Years before, when they were young—not young people, but a young family—they had gone to Plimoth Plantation, where you went to look at so-called pilgrims in their habitat, actors refusing to acknowledge the modern world while they went about their duties. This incensed Arlene, as did nearly anything that involved grown-ups pretending: children’s television, or playing charades. She and David narrowed their eyes at the phonies. What a despicable way to earn your living! But Louis had loved it. The pilgrims’ calmness as they dipped their candles, ground their corn. They reminded him of the Levine brothers. There was always something to do, back in the long ago. His brothers had started to die almost the moment Louis had left the house: he had turned out to be a load-bearing wall.
It was a pleasure to be among the puffins, who reminded him of the pilgrims, who reminded him of his brothers.
“Lunch among the little brothers,” said Louis, once they got back to their bag. He had not read about puffins in years. Everything was there. “What their Latin name means. Fratercula: little brother. Because they look like monks, I guess, in robes. Myself I think puffins are Jewish.”
“Because of the beaks.”
“Not only. I’m Jewish myself, you know. They’re pelagic. They fish at sea.”
“Of course.” David opened the box of crackers, which turned out to be charcoal black, like dog biscuits.
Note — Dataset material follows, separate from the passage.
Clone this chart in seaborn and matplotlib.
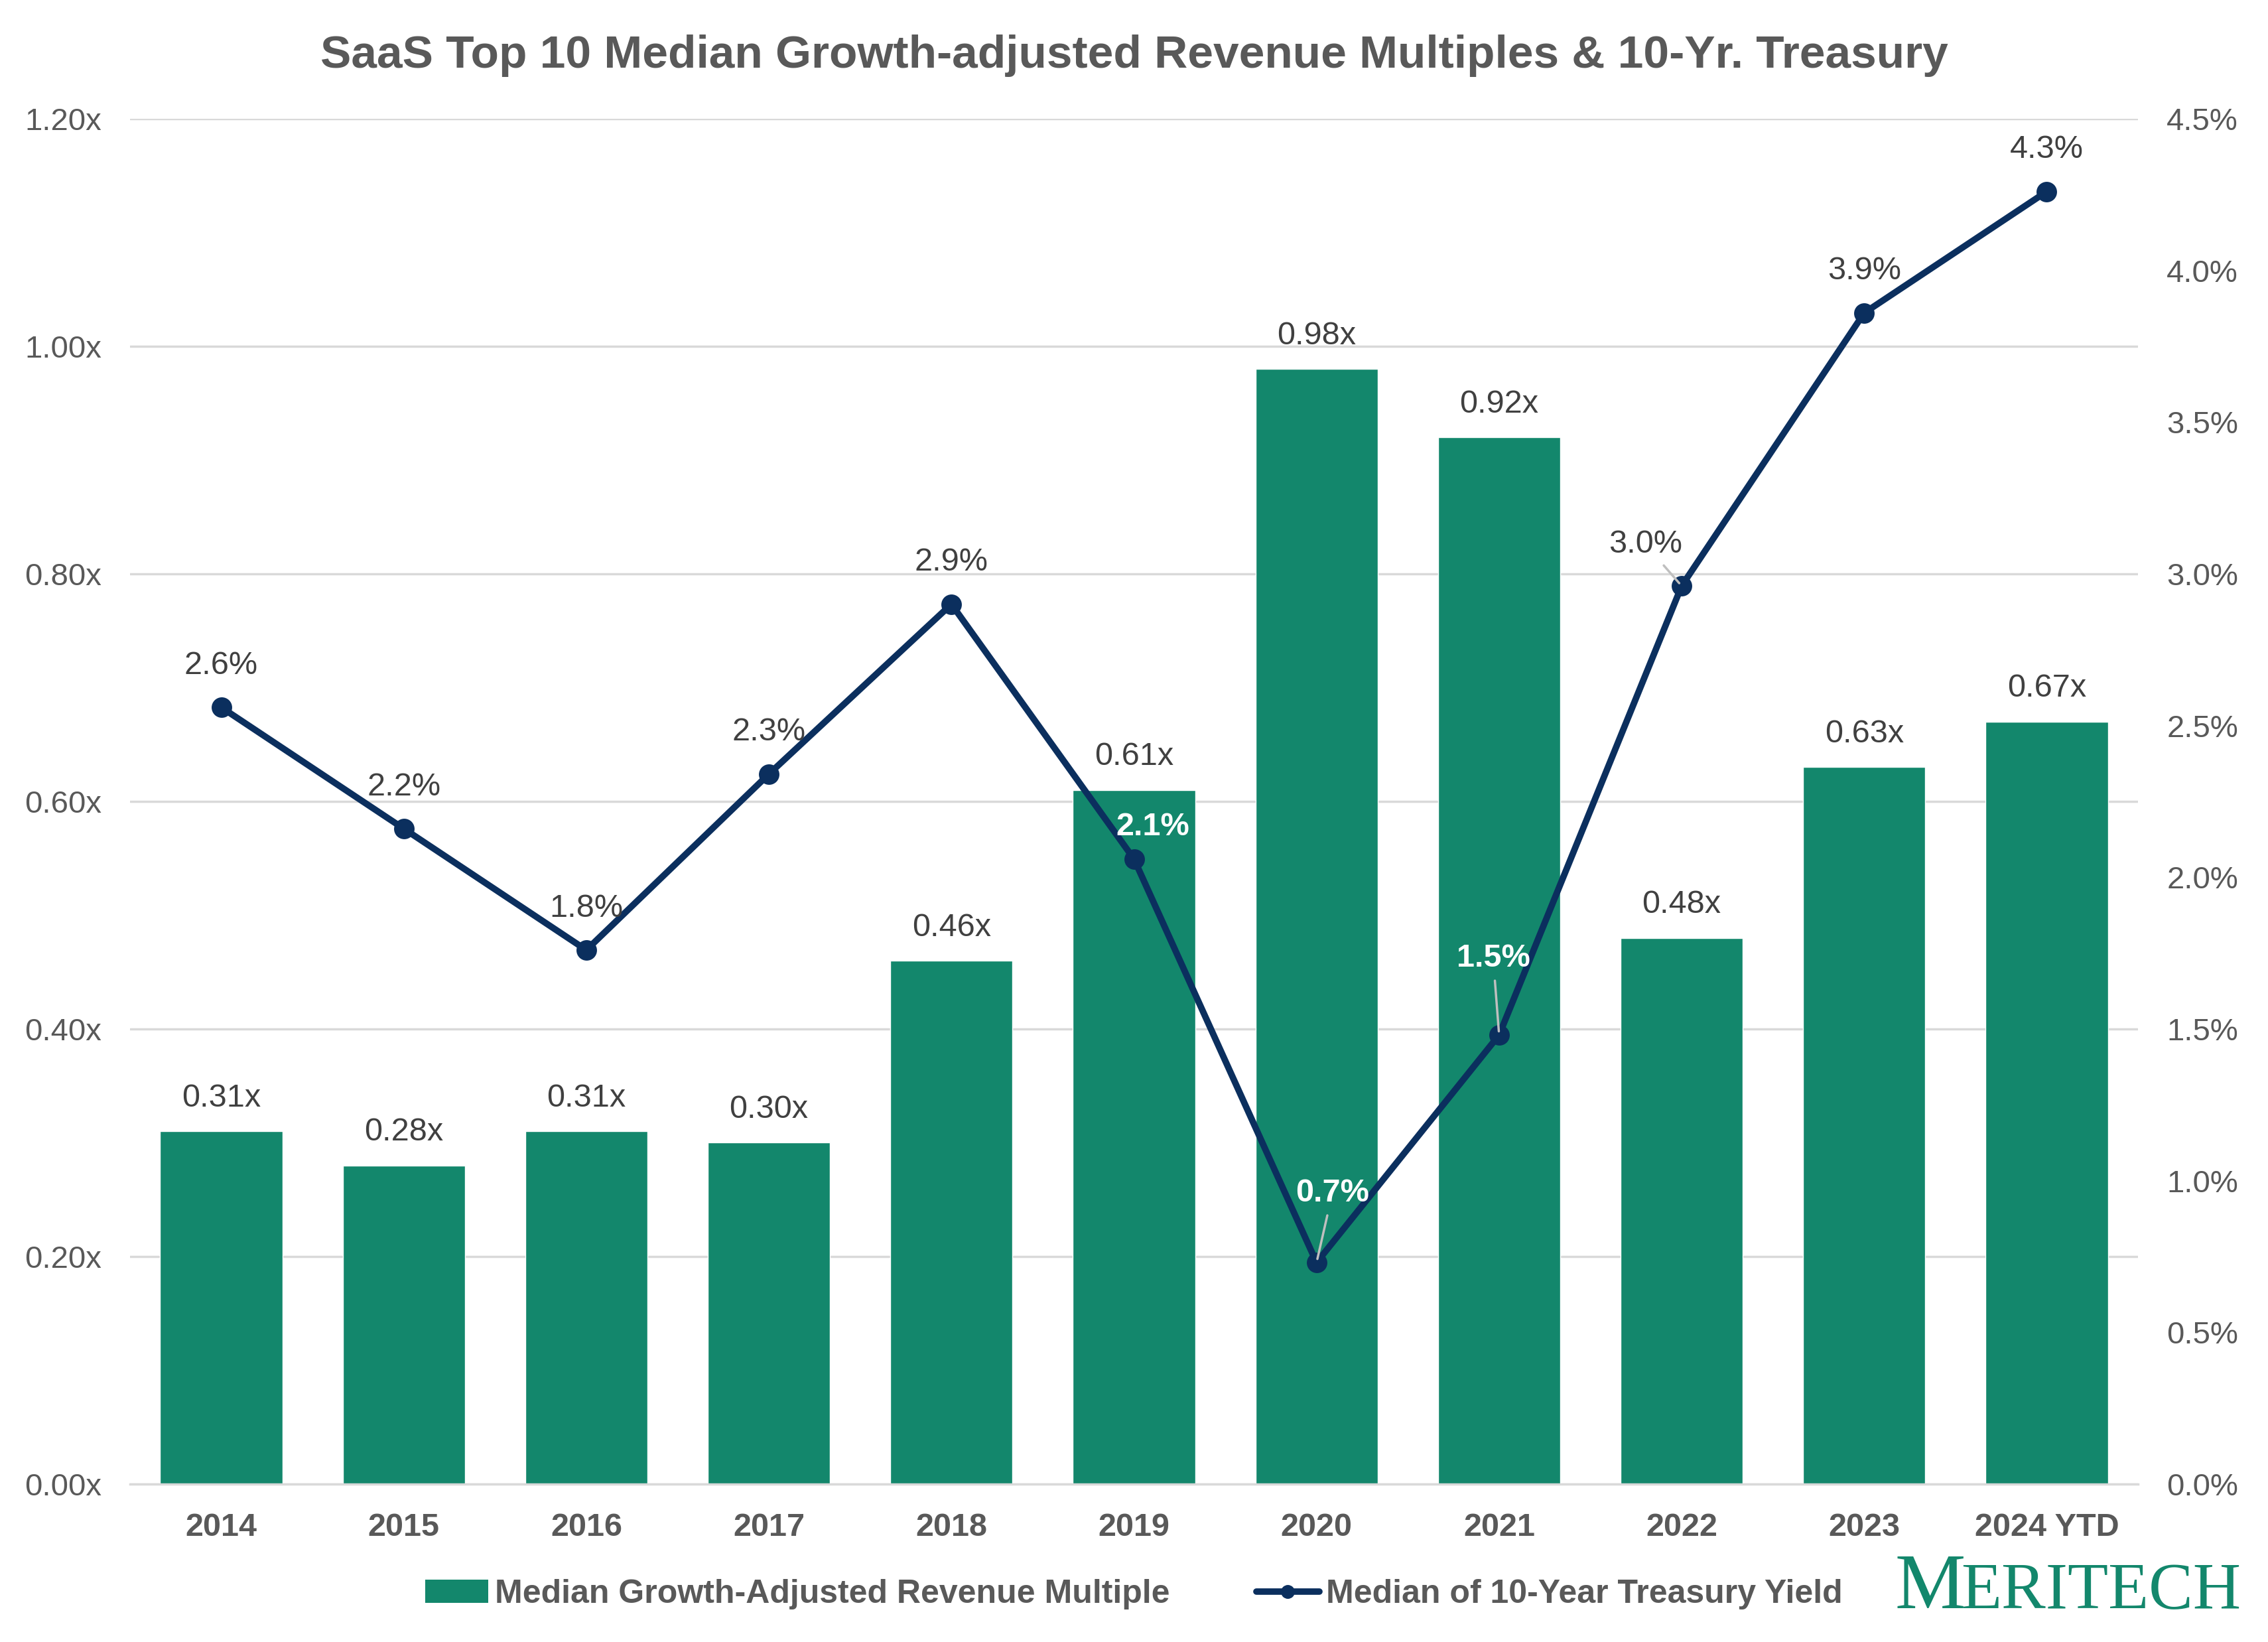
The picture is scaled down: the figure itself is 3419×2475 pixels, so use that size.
import numpy as np
import pandas as pd
import matplotlib
matplotlib.use("Agg")
import matplotlib.pyplot as plt
import seaborn as sns
from matplotlib.ticker import FuncFormatter, MultipleLocator
from matplotlib.lines import Line2D
from matplotlib.patches import Patch

# data
years = ["2014", "2015", "2016", "2017", "2018", "2019", "2020", "2021", "2022", "2023", "2024 YTD"]
multiples = [0.31, 0.28, 0.31, 0.30, 0.46, 0.61, 0.98, 0.92, 0.48, 0.63, 0.67]
treasury = [2.56, 2.16, 1.76, 2.34, 2.90, 2.06, 0.73, 1.48, 2.96, 3.86, 4.26]

df = pd.DataFrame({"year": years, "multiple": multiples, "treasury": treasury})

green = "#13876C"
navy = "#0B2F5E"
gray = "#595959"
dark = "#404040"

sns.set_theme(style="white")
plt.rcParams["font.family"] = ["Liberation Sans", "DejaVu Sans"]

fig = plt.figure(figsize=(34.19, 24.75), dpi=100)
ax = fig.add_axes([0.0573, 0.0962, 0.8854, 0.8315])

sns.barplot(data=df, x="year", y="multiple", color=green, saturation=1,
            width=0.67, ax=ax, zorder=2)
ax.set_ylim(0, 1.2)
ax.yaxis.set_major_locator(MultipleLocator(0.2))
ax.yaxis.set_major_formatter(FuncFormatter(lambda v, p: f"{v:.2f}x"))
ax.yaxis.grid(True, color="#D9D9D9", linewidth=2.5)
ax.set_axisbelow(True)
ax.set_xlabel("")
ax.set_ylabel("")
for s in ["top", "left", "right"]:
    ax.spines[s].set_visible(False)
ax.spines["bottom"].set_color("#D9D9D9")
ax.spines["bottom"].set_linewidth(2.5)
ax.tick_params(axis="y", length=0, pad=31, labelsize=34, labelcolor=gray)
ax.tick_params(axis="x", length=0, pad=31, labelsize=35, labelcolor=gray)
for t in ax.get_xticklabels():
    t.set_fontweight("bold")

# bar labels
for i, v in enumerate(multiples):
    ax.annotate(f"{v:.2f}x", (i, v), xytext=(0, 50), textcoords="offset pixels",
                ha="center", va="center", fontsize=35, color=dark)

ax2 = ax.twinx()
sns.pointplot(data=df, x="year", y="treasury", ax=ax2, color=navy,
              markersize=17, linewidth=7, errorbar=None)
ax2.set_ylim(0, 4.5)
ax2.yaxis.set_major_locator(MultipleLocator(0.5))
ax2.yaxis.set_major_formatter(FuncFormatter(lambda v, p: f"{v:.1f}%"))
ax2.set_ylabel("")
ax2.set_xlabel("")
for s in ax2.spines.values():
    s.set_visible(False)
ax2.tick_params(axis="y", length=0, pad=31, labelsize=34, labelcolor=gray)
ax.set_xlim(-0.5, 10.5)
ax2.set_xlim(-0.5, 10.5)

# line labels: (dx, dy) in pixels, white/bold inside bars, leader lines for some
offsets = {5: (28, 48), 6: (24, 105), 7: (-9, 116), 8: (-55, 63)}
white_idx = [5, 6, 7]
leader_idx = [6, 7, 8]
for i, v in enumerate(treasury):
    dx, dy = offsets.get(i, (0, 63))
    white = i in white_idx
    kw = dict(xytext=(dx, dy), textcoords="offset pixels", ha="center", va="center",
              fontsize=35, color="white" if white else dark,
              fontweight="bold" if white else "normal")
    if i in leader_idx:
        kw["arrowprops"] = dict(arrowstyle="-", color="#BFBFBF", lw=2.5,
                                shrinkA=6, shrinkB=4)
    ax2.annotate(f"{v:.1f}%", (i, v), **kw)

fig.suptitle("SaaS Top 10 Median Growth-adjusted Revenue Multiples & 10-Yr. Treasury",
             x=0.5, y=0.966, va="center", fontsize=50, fontweight="bold", color=gray)

handles = [Patch(facecolor=green, edgecolor="none"),
           Line2D([0], [0], color=navy, lw=7, marker="o", markersize=14)]
labels = ["Median Growth-Adjusted Revenue Multiple", "Median of 10-Year Treasury Yield"]
fig.legend(handles, labels, loc="center", bbox_to_anchor=(0.5, 0.029), ncol=2,
           frameon=False, prop={"weight": "bold", "size": 36}, labelcolor=gray,
           handletextpad=0.2, columnspacing=2.6, handlelength=1.9)

# logo in small caps, second part placed right after the first
m = fig.text(0.8355, 0.0206, "M", fontsize=86, color=green, family="Liberation Serif",
             ha="left", va="baseline")
r = fig.canvas.get_renderer()
bb = m.get_window_extent(r)
fig.text(bb.x1 / fig.bbox.width - 0.002, 0.0206, "ERITECH", fontsize=72, color=green,
         family="Liberation Serif", ha="left", va="baseline")

fig.savefig("out.png", dpi=100)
The picni
c tote even had a cheese board and knife, as well as plastic champagne flutes, cutlery, and plates for four, unnecessary and now comic. He cut a wedge of cheddar. “The company of puffins,” he said.
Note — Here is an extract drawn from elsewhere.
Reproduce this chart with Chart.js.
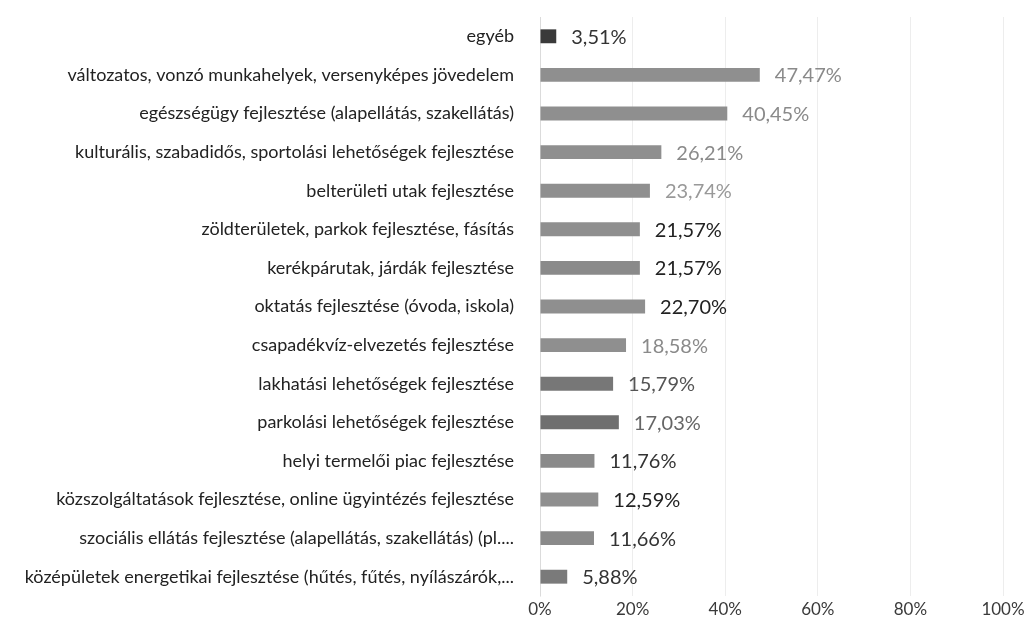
<!DOCTYPE html>
<html>
<head>
<meta charset="utf-8">
<script src="https://cdn.jsdelivr.net/npm/chart.js@4/dist/chart.umd.min.js"></script>
<style>
  html, body { margin: 0; padding: 0; background: #fff; }
  #wrap { width: 1024px; height: 638px; }
</style>
</head>
<body>
<div id="wrap"><canvas id="c" width="1024" height="638"></canvas></div>
<script>
// Fejlesztési igények (válaszok aránya, %)
const categories = [
  'egyéb',
  'változatos, vonzó munkahelyek, versenyképes jövedelem',
  'egészségügy fejlesztése (alapellátás, szakellátás)',
  'kulturális, szabadidős, sportolási lehetőségek fejlesztése',
  'belterületi utak fejlesztése',
  'zöldterületek, parkok fejlesztése, fásítás',
  'kerékpárutak, járdák fejlesztése',
  'oktatás fejlesztése (óvoda, iskola)',
  'csapadékvíz-elvezetés fejlesztése',
  'lakhatási lehetőségek fejlesztése',
  'parkolási lehetőségek fejlesztése',
  'helyi termelői piac fejlesztése',
  'közszolgáltatások fejlesztése, online ügyintézés fejlesztése',
  'szociális ellátás fejlesztése (alapellátás, szakellátás) (pl....',
  'középületek energetikai fejlesztése (hűtés, fűtés, nyílászárók,...'
];
const shares = [3.51, 47.47, 40.45, 26.21, 23.74, 21.57, 21.57, 22.70, 18.58, 15.79, 17.03, 11.76, 12.59, 11.66, 5.88];
const xTicks = [0, 20, 40, 60, 80, 100];

// Bar fills and value-label colours, one per row
const barColors = ['#3a3a3a', '#8f8f8f', '#8f8f8f', '#8f8f8f', '#8f8f8f', '#8f8f8f', '#8a8a8a', '#8f8f8f',
                   '#8f8f8f', '#777777', '#6f6f6f', '#8a8a8a', '#8f8f8f', '#8a8a8a', '#7a7a7a'];
const valueColors = ['#333', '#8a8a8a', '#8a8a8a', '#8a8a8a', '#999', '#222', '#222', '#222',
                     '#8a8a8a', '#555', '#666', '#333', '#222', '#333', '#333'];

const fmt = v => v.toFixed(2).replace('.', ',') + '%';

const valueLabels = {
  id: 'valueLabels',
  afterDatasetsDraw(chart) {
    const ctx = chart.ctx;
    const meta = chart.getDatasetMeta(0);
    ctx.save();
    ctx.font = '20px Lato, "Open Sans", sans-serif';
    ctx.textAlign = 'left';
    ctx.textBaseline = 'middle';
    meta.data.forEach((bar, i) => {
      ctx.fillStyle = valueColors[i];
      ctx.fillText(fmt(shares[i]), bar.x + 15, bar.y + 1);
    });
    ctx.restore();
  }
};

new Chart(document.getElementById('c'), {
  type: 'bar',
  data: {
    labels: categories,
    datasets: [{
      data: shares,
      backgroundColor: barColors,
      borderWidth: 0,
      categoryPercentage: 1,
      barPercentage: 0.36
    }]
  },
  options: {
    indexAxis: 'y',
    responsive: false,
    animation: false,
    devicePixelRatio: 1,
    layout: { padding: { top: 17, right: 21, left: 0, bottom: 0 } },
    plugins: { legend: { display: false }, tooltip: { enabled: false } },
    scales: {
      x: {
        min: 0,
        max: 100,
        afterBuildTicks(scale) { scale.ticks = xTicks.map(v => ({ value: v })); },
        afterFit(scale) {
          scale.height = 42;
          scale.paddingLeft = 0;
          scale.paddingRight = 0;
        },
        grid: { color: 'rgba(0,0,0,0.07)', drawTicks: false },
        border: { display: false },
        ticks: {
          padding: 3,
          color: '#3a3a3a',
          font: { family: 'Lato, "Open Sans", sans-serif', size: 17 },
          callback: v => v + '%',
          maxRotation: 0
        }
      },
      y: {
        afterFit(scale) {
          scale.width = 540;
          scale.paddingTop = 0;
          scale.paddingBottom = 0;
        },
        grid: { display: false, drawTicks: false },
        border: { color: 'rgba(0,0,0,0.08)' },
        ticks: {
          padding: 26,
          color: '#222',
          autoSkip: false,
          font: { family: 'Lato, "Open Sans", sans-serif', size: 18 }
        }
      }
    }
  },
  plugins: [valueLabels]
});
</script>
</body>
</html>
Louis said, regarding one, “Arlene’s trying to get rid of me.”
“What—”
“She’d deny it.”
“Dad. She died.”
“I know that,” said Louis, irritated. “Nevertheless.”
Yes. She was dead. That didn’t change things. Arlene had not trusted him to live alone. “We have to plan for the future,” she’d said. Who wanted to? Let the future itself do the planning. Louis thought of his brother Sidney, who sometimes bothered the customers by simply existing, his beaming smile, his joy over strangers. “Why don’t you put him in a home?” people asked. “He could be with other people like him.” What they meant was: I am different from him and do not wish to be near. Why don’t you get rid of him?
Because I want him near. Because he is with people like him, his family. Oh, Louis had never really wanted to leave his brothers, enter the world of ordinary people, life with a woman and all her, what were they, accoutrements. His brothers would have looked after him forever.